Pride month is here and this means we will be seeing pride parades, rallies and a series of activities to recognise the impact the LGBTQ and “+” community all over the world. While you don’t necessarily have to be someone from the community to celebrate this month-long festival, you can take part in these events as much as possible. And, while you do so, you will notice one thing everywhere. Yes, you guessed it right, it’s the pride flag. Clad in rainbow colours, pride flags are an essential part of pride month celebration. But, do you know what really does it mean? The hidden meaning behind the colours in the pride flag is the symbol of the historical and cultural struggle that the people from the community had to face.
In 1978, the first pride flag was made by a gay artist and civil rights activist Gilbert Baker in the US against the anti-gay community flag which had pink triangles used by Nazis to identify gay people.
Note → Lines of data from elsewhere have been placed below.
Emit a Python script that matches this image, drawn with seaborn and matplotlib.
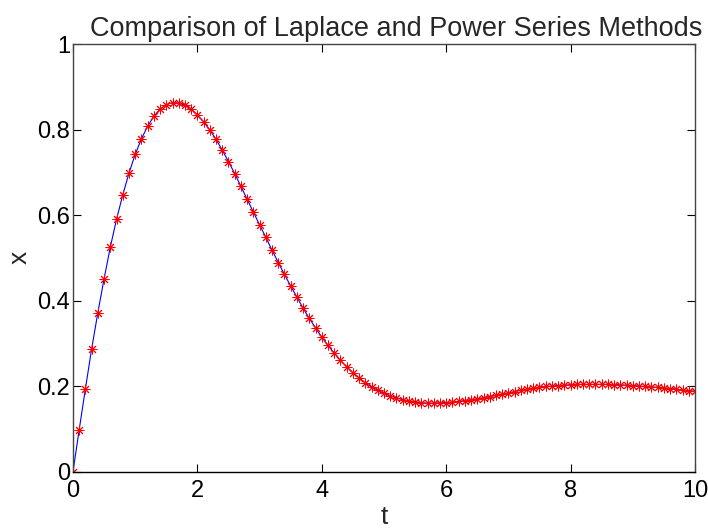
import numpy as np
import pandas as pd
import matplotlib
matplotlib.use("Agg")
import matplotlib.pyplot as plt
import seaborn as sns

sns.set_style("white")
plt.rcParams['font.family'] = ['Liberation Sans', 'DejaVu Sans']

t = np.linspace(0, 10, 101)
x_values = [
    0.000, 0.098, 0.194, 0.287, 0.372, 0.451, 0.525, 0.590, 0.647, 0.698,
    0.742, 0.778, 0.808, 0.831, 0.848, 0.858, 0.863, 0.862, 0.857, 0.848,
    0.834, 0.818, 0.799, 0.777, 0.752, 0.725, 0.697, 0.667, 0.637, 0.607,
    0.577, 0.548, 0.518, 0.489, 0.461, 0.434, 0.408, 0.382, 0.358, 0.336,
    0.314, 0.295, 0.277, 0.260, 0.245, 0.231, 0.219, 0.207, 0.198, 0.190,
    0.183, 0.177, 0.172, 0.168, 0.165, 0.163, 0.161, 0.160, 0.160, 0.161,
    0.161, 0.162, 0.164, 0.166, 0.168, 0.170, 0.173, 0.175, 0.178, 0.181,
    0.184, 0.187, 0.190, 0.192, 0.195, 0.197, 0.199, 0.200, 0.201, 0.202,
    0.203, 0.204, 0.204, 0.204, 0.204, 0.204, 0.204, 0.203, 0.203, 0.202,
    0.201, 0.200, 0.199, 0.198, 0.197, 0.196, 0.194, 0.193, 0.191, 0.189,
    0.188,
]
x_ticks = [0, 2, 4, 6, 8, 10]
y_ticks = [0, 0.2, 0.4, 0.6, 0.8, 1]
y_tick_labels = ["0", "0.2", "0.4", "0.6", "0.8", "1"]

df = pd.DataFrame({"t": t, "x": x_values})

fig = plt.figure(figsize=(7.08, 5.31), dpi=100)
ax = fig.add_axes([0.1031, 0.112, 0.8785, 0.805])

sns.lineplot(data=df, x="t", y="x", ax=ax, color="blue", linewidth=0.8,
             estimator=None, sort=False)
sns.lineplot(data=df, x="t", y="x", ax=ax, color="red", linestyle="",
             marker=(8, 2, 0), markersize=7, markeredgewidth=0.7,
             markeredgecolor="red", estimator=None, sort=False)

ax.set_xlim(0, 10)
ax.set_ylim(0, 1)
ax.set_xticks(x_ticks)
ax.set_xticklabels([str(v) for v in x_ticks])
ax.set_yticks(y_ticks)
ax.set_yticklabels(y_tick_labels)
ax.tick_params(direction="in", length=6, width=0.8, labelsize=17,
               top=True, right=True, bottom=True, left=True, colors="black")
ax.tick_params(axis="x", pad=6)
ax.tick_params(axis="y", pad=2)
for s in ax.spines.values():
    s.set_visible(True)
    s.set_color("#444444")
    s.set_linewidth(1.0)
ax.spines["bottom"].set_color("black")

ax.set_title("Comparison of Laplace and Power Series Methods", fontsize=19.5,
             pad=6, x=0.519)
ax.set_xlabel("t", fontsize=19, labelpad=2)
ax.set_ylabel("x", fontsize=19, labelpad=4)

fig.savefig("out.png", dpi=100)
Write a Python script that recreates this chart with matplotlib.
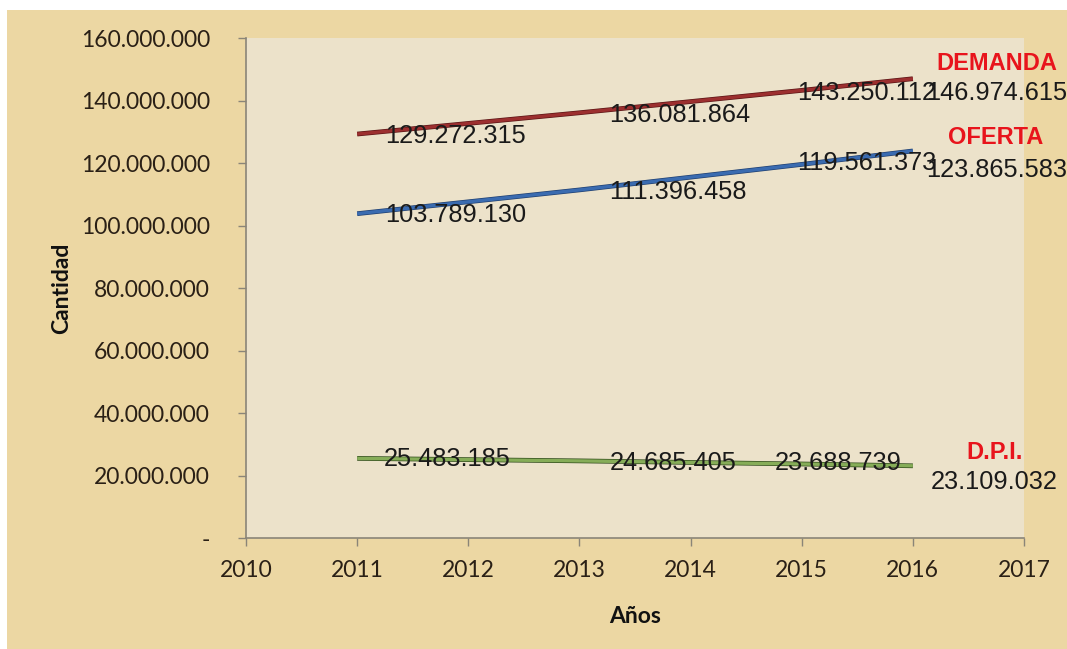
import matplotlib
matplotlib.use("Agg")
import matplotlib.pyplot as plt
import matplotlib.patheffects as pe
from matplotlib.patches import Rectangle
from matplotlib.ticker import FuncFormatter

# datos
anios = [2011, 2013, 2015, 2016]
demanda = [129272315, 136081864, 143250112, 146974615]
oferta = [103789130, 111396458, 119561373, 123865583]
dpi_serie = [25483185, 24685405, 23688739, 23109032]


def miles(v):
    if v == 0:
        return "-"
    return f"{v:,.0f}".replace(",", ".")


fig = plt.figure(figsize=(10.67, 6.49), dpi=100)
fig.patch.set_facecolor("white")
# fondo tipo pergamino
fig.add_artist(Rectangle((0.0066, 0.0), 0.9934, 0.9846, transform=fig.transFigure,
                         facecolor="#ecd7a3", edgecolor="none", zorder=0))

ax = fig.add_axes([0.2306, 0.1710, 0.7291, 0.7704])
ax.set_facecolor("#ece2ca")

series = [
    (demanda, "#9c2f2f", "#5a1414", [(28, -2), (30, -2), (-5, -3), (13, -14)]),
    (oferta, "#3a6bb0", "#1f3f70", [(28, -1), (30, -2), (-5, 1), (13, -19)]),
    (dpi_serie, "#86ad58", "#2f4a1a", [(27, -1), (30, -2), (-27, 1), (18, -16)]),
]
for vals, color, borde, offs in series:
    ax.plot(anios, vals, color=color, lw=2.4, solid_capstyle="butt",
            path_effects=[pe.Stroke(linewidth=3.4, foreground=borde), pe.Normal()])
    for x, y, (dx, dy) in zip(anios, vals, offs):
        ax.annotate(miles(y), (x, y), xytext=(dx, dy), textcoords="offset pixels",
                    ha="left", va="center", fontsize=18.3, color="#1a1a1a",
                    family="Liberation Sans", annotation_clip=False)

# nombres de las series
nombres = [("DEMANDA", 2016, demanda[-1], (24, 15)),
           ("OFERTA", 2016, oferta[-1], (35, 13)),
           ("D.P.I.", 2016, dpi_serie[-1], (54, 13))]
for txt, x, y, (dx, dy) in nombres:
    ax.annotate(txt, (x, y), xytext=(dx, dy), textcoords="offset pixels",
                ha="left", va="center", fontsize=17, fontweight="bold",
                color="#e8141c", family="Liberation Sans", annotation_clip=False)

ax.set_xlim(2010, 2017)
ax.set_ylim(0, 160000000)
ax.set_xticks(range(2010, 2018))
ax.set_yticks(range(0, 160000001, 20000000))
ax.yaxis.set_major_formatter(FuncFormatter(lambda v, p: miles(v)))

for s in ["top", "right"]:
    ax.spines[s].set_visible(False)
for s in ["left", "bottom"]:
    ax.spines[s].set_color("#8a8578")
    ax.spines[s].set_linewidth(1.2)

ax.tick_params(axis="y", length=6, width=1, color="#8a8578", pad=20,
               labelsize=16.5, labelcolor="#2a2016")
ax.tick_params(axis="x", length=6, width=1, color="#8a8578", pad=10,
               labelsize=16.5, labelcolor="#2a2016")
for lab in ax.get_xticklabels() + ax.get_yticklabels():
    lab.set_family("Lato")

ax.set_ylabel("Cantidad", fontsize=16.5, fontweight="bold", family="Lato",
              color="#111111")
ax.set_xlabel("Años", fontsize=16.5, fontweight="bold", family="Lato",
              color="#111111")
ax.yaxis.set_label_coords(-0.224, 0.5)
ax.xaxis.set_label_coords(0.5, -0.135)

fig.savefig("out.png", dpi=100)
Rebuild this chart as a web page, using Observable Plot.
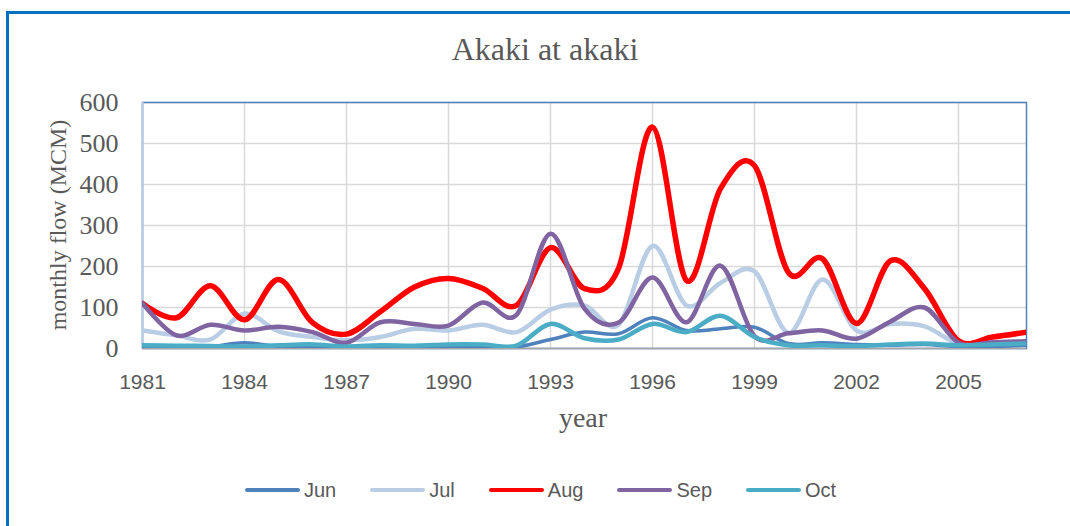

The very first flag was handmade with hand-dye using a combination of eight vibrant shades-pink, orange, yellow, green, turquoise, blue and purple. All of these shades were inspired by the rainbow to represent the variety among the people in the community. Later, the flag evolved to meet the demand and changed into a six-coloured flag as the official symbol for gay pride. Here’s what each colour mean:
Red: Red forms the topmost band of the pride flag that represents life. It’s powerful and gives courage.
Orange: The bright shade, orange stands for healing.
Yellow: The yellow shade denotes sun or sunlight with the hidden meaning of being yourself instead of hiding in the shadows and suppressing your feelings.
Green: The green colour in the flag represents nature.
Blue: Blue in the flag replaced the original turquoise stripe and stands for serenity.
Purple: Purple colour forms the last band of the flag to denote spirit. The shade is also often referred to lilac aka the last colour of the rainbow.